Conservative election poster 2010

A few recent news articles about the UK’s Conservative and Liberal-Democrat coalition government – the ConDem’s – brutal attack on the National Health Service.

NHS medical records project shows little benefit, say MPs | Society | The Guardian

The Department of Health will not deliver the £11bn programme intended to create electronic records for all 55 million NHS patients in England and has been “unable to demonstrate” any benefits for the taxpayer, according to a scathing report from MPs.

The Commons public accounts committee said parts of the national programme for IT have proved to be unworkable.

The Department of Health has so far spent £6.4bn on the programme, which was launched in 2002, including £2.7bn on patient records.

MPs said the intention of creating electronic records was a “worthwhile aim” but one “that has proved beyond the capacity of the department to deliver”.

The IT project has floundered almost since the day it was conceived. The national scheme was broken up into five administrative areas, with each region handing out a contract – often worth billions – to big private players, which, it was envisaged, would commission software houses to write computer code.

Vulture IT contractors bleed NHS dry – Civil service ships talent elsewhere | TechEye

An expert in IT leadership has hit out at the government and the civil service’s cluelessness with IT, tracing back the £11 billion NHS IT debacle to Blair’s cultivation of outsourcing.

The comments come on the back of a select committee report calling for the end of the centralised NHS IT project. It marks another shocking failure at every level. MPs agree that the National Programme, part of a wider £11.4 billion e-record scheme, desperately needs an urgent review.

“The Department of Health is not going to achieve its original aim of a fully integrated care records system across the NHS,” said committee chair Margaret Hodgson MP.

“Trying to create a one-size-fits-all system in the NHS was a massive risk and has proven to be unworkable.”

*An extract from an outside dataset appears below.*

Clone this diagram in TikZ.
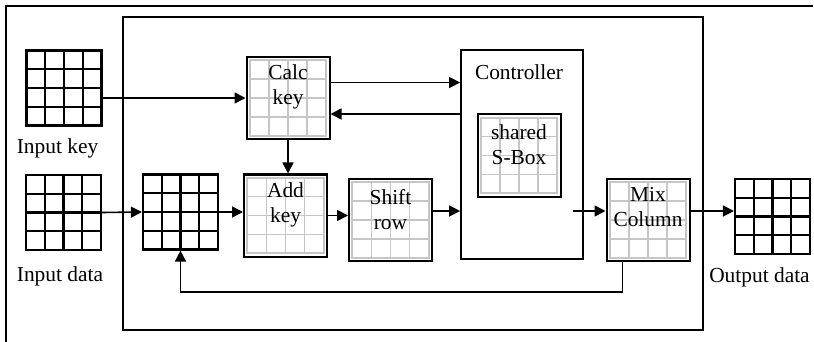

Yet again, the government was paying way over the odds for services which did not work. BT is a culprit, leading to accusations of government officials having all the bargaining nous of a first-round Apprentice contestant. The report says the government is “clearly overpaying BT to implement systems,” and according to the Committee, it squeezed £9 million where the exact same systems had been purchased at other NHS organisations for £2 million.